● EXERCISE:
Print exactly the lines from the first one down to the line that contains "from bokeh.resources import INLINE", both included, and skip the pictures.

------

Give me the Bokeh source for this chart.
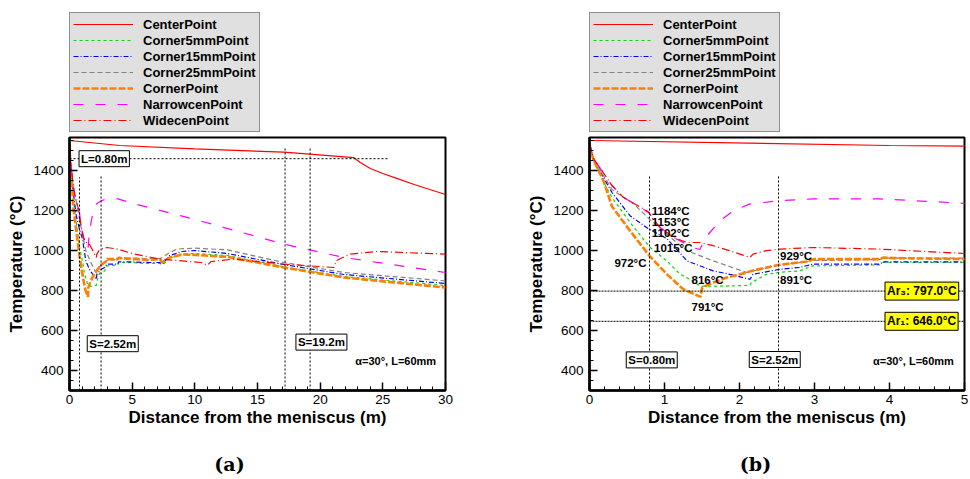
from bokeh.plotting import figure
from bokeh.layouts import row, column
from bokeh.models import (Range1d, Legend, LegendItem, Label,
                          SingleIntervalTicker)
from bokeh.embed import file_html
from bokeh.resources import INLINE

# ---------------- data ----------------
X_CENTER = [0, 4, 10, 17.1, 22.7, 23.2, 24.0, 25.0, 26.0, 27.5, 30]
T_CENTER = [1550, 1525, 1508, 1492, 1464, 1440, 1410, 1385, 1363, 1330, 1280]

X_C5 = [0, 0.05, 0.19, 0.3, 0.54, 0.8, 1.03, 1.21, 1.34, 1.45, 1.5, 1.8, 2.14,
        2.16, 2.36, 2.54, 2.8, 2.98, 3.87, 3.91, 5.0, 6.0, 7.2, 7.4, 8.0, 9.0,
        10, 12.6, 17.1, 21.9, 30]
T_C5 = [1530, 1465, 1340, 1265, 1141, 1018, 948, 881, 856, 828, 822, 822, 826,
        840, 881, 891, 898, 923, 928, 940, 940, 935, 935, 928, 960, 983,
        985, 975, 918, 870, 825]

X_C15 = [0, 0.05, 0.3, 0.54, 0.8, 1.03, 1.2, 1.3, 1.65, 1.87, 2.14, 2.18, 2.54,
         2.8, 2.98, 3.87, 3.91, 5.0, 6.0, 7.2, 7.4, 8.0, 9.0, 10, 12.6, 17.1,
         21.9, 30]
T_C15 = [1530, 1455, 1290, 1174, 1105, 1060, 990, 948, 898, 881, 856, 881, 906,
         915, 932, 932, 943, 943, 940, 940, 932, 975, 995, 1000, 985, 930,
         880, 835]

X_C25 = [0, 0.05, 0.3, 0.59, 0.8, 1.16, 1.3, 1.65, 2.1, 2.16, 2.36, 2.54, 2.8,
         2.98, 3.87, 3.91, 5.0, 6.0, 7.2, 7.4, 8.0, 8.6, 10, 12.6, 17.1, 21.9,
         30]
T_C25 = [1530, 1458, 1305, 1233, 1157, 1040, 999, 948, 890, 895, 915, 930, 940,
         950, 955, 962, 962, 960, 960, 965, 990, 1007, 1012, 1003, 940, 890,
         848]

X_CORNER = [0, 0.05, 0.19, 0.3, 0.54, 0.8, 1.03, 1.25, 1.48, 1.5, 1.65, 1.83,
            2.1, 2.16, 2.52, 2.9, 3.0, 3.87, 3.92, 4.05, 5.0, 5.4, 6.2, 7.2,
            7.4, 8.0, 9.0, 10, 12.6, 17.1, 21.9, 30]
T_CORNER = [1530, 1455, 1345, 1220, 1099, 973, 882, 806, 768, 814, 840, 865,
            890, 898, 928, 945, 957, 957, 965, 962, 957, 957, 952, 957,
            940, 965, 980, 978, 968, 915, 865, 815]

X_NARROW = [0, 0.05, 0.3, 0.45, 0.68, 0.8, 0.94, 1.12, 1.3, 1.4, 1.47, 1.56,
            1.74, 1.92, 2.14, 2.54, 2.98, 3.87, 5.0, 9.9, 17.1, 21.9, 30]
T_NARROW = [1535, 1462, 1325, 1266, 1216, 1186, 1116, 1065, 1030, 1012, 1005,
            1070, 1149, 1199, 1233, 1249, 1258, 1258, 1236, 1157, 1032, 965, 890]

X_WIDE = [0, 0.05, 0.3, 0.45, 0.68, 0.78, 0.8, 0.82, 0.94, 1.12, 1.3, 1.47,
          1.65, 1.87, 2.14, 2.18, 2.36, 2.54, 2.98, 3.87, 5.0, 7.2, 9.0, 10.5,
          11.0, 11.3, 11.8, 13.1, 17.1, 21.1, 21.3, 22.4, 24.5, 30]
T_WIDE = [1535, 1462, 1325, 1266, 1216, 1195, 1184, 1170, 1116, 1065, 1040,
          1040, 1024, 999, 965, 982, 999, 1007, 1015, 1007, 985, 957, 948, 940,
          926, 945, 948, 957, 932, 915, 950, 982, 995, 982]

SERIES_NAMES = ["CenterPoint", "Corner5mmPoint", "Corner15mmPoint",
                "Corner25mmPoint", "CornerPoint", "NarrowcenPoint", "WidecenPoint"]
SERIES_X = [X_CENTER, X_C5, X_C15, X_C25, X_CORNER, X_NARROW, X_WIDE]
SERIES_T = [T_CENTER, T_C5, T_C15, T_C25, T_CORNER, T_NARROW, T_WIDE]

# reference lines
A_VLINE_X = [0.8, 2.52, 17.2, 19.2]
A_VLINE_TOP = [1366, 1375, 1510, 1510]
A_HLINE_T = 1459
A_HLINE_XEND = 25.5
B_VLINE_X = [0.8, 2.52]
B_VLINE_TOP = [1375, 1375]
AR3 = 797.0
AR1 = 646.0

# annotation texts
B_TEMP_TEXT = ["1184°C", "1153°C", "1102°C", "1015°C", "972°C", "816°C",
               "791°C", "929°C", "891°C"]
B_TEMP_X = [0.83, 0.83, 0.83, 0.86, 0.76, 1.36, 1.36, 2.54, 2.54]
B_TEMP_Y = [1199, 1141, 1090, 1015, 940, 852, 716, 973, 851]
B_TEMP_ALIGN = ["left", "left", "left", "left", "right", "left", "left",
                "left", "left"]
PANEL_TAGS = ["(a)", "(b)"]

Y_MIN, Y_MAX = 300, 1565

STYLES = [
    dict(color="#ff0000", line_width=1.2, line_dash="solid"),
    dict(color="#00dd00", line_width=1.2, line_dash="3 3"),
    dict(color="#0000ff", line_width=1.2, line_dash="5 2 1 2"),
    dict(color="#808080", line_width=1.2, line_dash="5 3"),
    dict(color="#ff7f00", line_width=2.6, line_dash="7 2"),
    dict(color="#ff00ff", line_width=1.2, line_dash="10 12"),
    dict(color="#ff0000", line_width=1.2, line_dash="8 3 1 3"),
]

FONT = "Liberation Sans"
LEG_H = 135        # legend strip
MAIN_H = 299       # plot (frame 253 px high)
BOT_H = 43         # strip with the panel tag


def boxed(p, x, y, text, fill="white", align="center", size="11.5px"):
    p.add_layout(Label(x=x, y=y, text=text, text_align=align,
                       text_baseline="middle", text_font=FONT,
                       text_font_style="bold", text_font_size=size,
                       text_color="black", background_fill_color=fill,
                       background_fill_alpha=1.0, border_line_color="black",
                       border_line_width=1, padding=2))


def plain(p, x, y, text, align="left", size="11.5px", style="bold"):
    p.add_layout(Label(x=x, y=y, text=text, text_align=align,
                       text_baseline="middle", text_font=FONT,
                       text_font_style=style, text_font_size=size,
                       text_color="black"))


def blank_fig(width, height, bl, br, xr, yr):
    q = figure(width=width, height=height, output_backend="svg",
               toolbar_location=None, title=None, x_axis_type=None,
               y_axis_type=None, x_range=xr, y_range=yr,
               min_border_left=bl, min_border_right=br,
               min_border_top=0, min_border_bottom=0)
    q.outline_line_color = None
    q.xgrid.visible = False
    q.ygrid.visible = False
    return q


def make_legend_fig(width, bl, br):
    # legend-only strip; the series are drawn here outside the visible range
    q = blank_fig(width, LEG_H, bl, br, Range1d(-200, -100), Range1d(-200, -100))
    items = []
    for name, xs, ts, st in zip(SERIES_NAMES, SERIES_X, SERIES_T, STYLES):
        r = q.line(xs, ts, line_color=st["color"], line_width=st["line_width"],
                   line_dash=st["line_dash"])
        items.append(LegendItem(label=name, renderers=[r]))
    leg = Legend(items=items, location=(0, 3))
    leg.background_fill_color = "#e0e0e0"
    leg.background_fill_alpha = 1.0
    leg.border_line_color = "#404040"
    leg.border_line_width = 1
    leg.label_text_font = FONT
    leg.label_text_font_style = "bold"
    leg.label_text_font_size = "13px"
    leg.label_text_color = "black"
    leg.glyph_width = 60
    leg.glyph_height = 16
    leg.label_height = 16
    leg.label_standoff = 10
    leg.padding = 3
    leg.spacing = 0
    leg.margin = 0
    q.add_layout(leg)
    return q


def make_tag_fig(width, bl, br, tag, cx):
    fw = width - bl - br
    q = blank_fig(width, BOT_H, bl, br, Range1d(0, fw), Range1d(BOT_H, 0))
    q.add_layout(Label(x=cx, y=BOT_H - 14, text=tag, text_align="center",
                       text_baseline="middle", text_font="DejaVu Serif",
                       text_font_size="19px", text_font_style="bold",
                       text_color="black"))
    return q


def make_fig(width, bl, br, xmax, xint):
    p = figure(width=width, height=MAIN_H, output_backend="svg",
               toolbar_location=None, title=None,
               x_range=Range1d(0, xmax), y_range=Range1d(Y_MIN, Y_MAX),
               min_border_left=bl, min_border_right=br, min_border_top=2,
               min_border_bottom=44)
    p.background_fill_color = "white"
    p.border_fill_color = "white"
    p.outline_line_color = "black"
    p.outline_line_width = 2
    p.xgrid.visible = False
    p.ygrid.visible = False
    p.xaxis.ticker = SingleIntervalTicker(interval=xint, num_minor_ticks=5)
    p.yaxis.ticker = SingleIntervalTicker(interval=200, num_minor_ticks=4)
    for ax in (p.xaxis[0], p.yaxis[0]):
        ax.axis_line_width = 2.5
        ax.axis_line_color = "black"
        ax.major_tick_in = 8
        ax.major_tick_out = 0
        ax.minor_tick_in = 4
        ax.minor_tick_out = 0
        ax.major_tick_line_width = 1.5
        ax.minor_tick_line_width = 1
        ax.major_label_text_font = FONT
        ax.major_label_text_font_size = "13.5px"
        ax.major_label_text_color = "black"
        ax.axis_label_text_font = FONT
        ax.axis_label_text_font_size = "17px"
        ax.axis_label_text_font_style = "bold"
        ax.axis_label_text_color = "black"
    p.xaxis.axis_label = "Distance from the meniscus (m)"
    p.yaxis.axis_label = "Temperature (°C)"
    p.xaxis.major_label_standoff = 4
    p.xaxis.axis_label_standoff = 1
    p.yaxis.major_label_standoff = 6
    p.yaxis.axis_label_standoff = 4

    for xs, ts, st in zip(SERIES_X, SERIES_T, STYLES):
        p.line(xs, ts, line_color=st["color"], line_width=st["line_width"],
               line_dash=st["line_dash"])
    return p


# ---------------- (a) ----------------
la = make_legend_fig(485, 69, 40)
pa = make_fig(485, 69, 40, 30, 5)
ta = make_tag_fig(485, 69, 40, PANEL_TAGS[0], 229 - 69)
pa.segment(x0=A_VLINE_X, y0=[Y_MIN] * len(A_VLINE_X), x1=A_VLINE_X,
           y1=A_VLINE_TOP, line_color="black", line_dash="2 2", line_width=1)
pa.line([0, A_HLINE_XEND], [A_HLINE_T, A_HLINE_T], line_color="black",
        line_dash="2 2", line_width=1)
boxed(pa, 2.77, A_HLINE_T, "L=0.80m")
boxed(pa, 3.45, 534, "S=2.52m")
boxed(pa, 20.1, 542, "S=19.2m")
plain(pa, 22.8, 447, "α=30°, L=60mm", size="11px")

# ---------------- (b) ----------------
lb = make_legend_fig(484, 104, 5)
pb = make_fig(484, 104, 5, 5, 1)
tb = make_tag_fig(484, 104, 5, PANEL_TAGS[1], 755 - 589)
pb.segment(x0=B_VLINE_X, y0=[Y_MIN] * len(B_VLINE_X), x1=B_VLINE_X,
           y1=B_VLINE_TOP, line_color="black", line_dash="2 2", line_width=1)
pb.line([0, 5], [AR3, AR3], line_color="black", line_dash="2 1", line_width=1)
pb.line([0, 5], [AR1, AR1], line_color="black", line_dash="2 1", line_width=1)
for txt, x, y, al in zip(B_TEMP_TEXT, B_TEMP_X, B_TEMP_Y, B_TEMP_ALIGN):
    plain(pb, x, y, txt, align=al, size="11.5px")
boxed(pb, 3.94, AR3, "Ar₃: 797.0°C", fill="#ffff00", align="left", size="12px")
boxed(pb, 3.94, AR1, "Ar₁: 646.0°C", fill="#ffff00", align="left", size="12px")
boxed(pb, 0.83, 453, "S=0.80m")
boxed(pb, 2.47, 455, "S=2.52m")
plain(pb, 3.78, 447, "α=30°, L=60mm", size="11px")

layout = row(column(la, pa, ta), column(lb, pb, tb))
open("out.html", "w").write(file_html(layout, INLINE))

------

● REPLY TO THE TASK:
Give me the Bokeh source for this chart.
from bokeh.plotting import figure
from bokeh.layouts import row, column
from bokeh.models import (Range1d, Legend, LegendItem, Label,
                          SingleIntervalTicker)
from bokeh.embed import file_html
from bokeh.resources import INLINE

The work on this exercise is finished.